Among the lines of the listing below, retype exactly those from the one containing "Write a Python" through the one containing "# thickness (nm)", both included. Do not include pictures.

## Records to process
+ + + + + + +

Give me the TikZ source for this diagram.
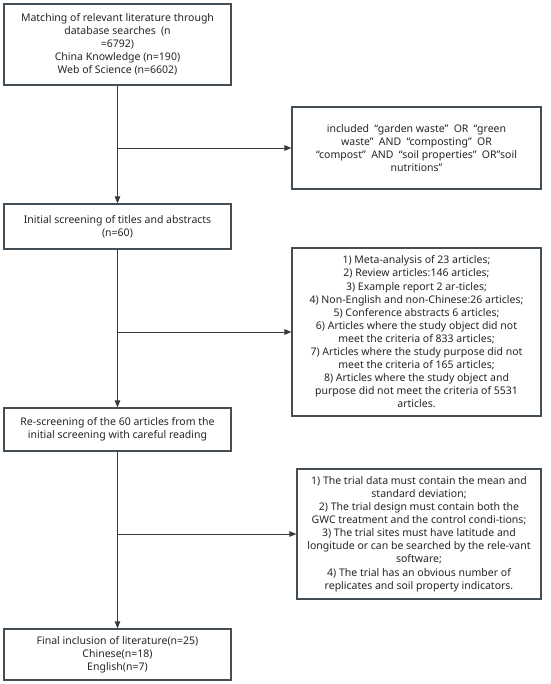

+ + + + + + +

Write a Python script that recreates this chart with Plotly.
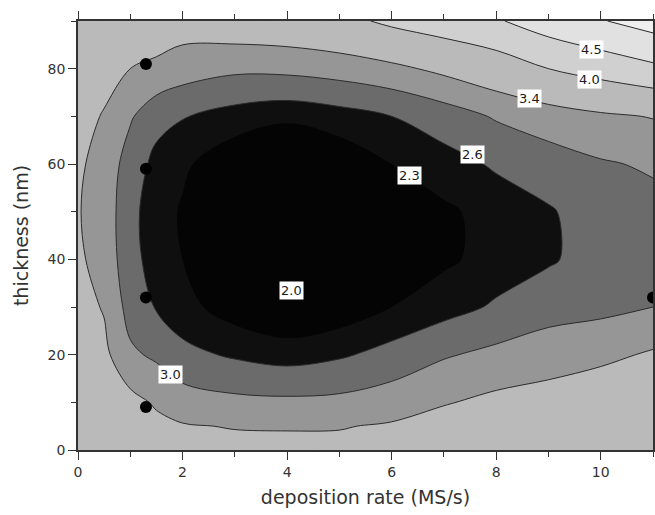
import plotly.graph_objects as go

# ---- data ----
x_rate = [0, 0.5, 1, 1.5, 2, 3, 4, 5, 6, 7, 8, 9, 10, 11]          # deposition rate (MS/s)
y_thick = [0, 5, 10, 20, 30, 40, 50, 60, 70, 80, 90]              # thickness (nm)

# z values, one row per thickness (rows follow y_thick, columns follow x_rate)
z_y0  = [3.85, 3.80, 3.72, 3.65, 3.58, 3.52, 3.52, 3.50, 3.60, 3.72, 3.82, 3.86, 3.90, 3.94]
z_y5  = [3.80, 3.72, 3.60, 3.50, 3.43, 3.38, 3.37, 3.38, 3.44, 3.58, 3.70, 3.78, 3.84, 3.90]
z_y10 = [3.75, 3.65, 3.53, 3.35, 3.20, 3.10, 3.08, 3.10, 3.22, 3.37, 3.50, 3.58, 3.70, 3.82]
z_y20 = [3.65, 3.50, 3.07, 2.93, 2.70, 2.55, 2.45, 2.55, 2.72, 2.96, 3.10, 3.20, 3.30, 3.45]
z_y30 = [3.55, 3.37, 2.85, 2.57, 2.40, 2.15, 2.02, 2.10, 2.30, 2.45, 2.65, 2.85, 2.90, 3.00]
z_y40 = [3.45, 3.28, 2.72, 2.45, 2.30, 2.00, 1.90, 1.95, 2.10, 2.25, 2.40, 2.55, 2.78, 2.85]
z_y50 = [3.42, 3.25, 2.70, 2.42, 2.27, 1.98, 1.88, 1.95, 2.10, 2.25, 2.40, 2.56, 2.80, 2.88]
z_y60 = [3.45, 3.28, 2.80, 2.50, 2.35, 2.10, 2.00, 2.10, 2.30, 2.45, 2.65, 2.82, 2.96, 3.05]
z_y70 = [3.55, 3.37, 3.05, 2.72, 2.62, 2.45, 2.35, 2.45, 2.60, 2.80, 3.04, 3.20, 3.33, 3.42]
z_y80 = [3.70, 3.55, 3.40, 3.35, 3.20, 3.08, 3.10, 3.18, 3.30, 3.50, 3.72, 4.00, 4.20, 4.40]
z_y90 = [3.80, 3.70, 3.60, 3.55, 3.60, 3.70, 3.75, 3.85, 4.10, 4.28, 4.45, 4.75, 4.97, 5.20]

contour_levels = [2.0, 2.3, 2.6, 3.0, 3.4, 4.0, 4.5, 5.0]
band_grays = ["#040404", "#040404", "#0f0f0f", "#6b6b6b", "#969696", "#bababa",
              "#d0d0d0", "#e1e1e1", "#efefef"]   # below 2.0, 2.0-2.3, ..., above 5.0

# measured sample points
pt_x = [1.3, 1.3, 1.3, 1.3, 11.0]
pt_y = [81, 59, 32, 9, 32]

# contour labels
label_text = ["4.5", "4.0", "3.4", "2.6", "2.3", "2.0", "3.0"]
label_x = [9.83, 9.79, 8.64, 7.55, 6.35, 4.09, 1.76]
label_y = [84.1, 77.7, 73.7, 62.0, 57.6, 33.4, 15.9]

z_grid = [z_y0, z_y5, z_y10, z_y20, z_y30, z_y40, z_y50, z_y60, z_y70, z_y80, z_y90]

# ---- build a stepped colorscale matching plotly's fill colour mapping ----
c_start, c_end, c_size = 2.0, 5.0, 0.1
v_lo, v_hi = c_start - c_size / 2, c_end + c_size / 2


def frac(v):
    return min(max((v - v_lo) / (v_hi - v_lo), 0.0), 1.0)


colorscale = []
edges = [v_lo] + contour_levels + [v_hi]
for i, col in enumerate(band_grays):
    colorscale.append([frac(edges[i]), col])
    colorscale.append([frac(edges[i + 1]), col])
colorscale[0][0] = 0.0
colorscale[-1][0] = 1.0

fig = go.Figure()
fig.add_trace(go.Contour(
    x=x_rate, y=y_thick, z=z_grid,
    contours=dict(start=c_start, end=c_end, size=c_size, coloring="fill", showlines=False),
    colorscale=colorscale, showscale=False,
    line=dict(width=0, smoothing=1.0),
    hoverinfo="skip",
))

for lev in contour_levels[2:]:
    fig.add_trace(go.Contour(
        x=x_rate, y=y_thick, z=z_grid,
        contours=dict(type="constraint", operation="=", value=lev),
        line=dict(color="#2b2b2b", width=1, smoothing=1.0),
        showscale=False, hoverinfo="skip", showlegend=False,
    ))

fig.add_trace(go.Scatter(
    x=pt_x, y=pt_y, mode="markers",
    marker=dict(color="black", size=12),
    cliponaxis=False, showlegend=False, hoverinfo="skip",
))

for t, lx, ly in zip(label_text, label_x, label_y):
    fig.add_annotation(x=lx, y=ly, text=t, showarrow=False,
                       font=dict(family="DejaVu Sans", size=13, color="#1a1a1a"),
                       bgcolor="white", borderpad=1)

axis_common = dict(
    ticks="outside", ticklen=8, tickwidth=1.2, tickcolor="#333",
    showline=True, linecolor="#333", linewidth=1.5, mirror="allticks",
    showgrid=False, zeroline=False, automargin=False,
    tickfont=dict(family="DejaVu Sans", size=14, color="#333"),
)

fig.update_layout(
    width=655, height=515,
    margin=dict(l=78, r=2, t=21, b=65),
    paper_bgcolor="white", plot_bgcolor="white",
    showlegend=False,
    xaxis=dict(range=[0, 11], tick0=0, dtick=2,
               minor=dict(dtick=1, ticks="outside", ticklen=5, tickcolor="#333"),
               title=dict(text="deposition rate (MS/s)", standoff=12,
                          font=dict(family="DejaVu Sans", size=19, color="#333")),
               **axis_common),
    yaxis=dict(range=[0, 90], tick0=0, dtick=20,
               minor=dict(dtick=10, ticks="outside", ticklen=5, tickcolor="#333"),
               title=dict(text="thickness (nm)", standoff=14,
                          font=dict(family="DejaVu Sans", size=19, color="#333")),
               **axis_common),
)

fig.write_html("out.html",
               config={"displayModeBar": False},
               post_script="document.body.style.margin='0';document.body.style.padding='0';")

+ + + + + + +

## Exercise response
Write a Python script that recreates this chart with Plotly.
import plotly.graph_objects as go

# ---- data ----
x_rate = [0, 0.5, 1, 1.5, 2, 3, 4, 5, 6, 7, 8, 9, 10, 11]          # deposition rate (MS/s)
y_thick = [0, 5, 10, 20, 30, 40, 50, 60, 70, 80, 90]              # thickness (nm)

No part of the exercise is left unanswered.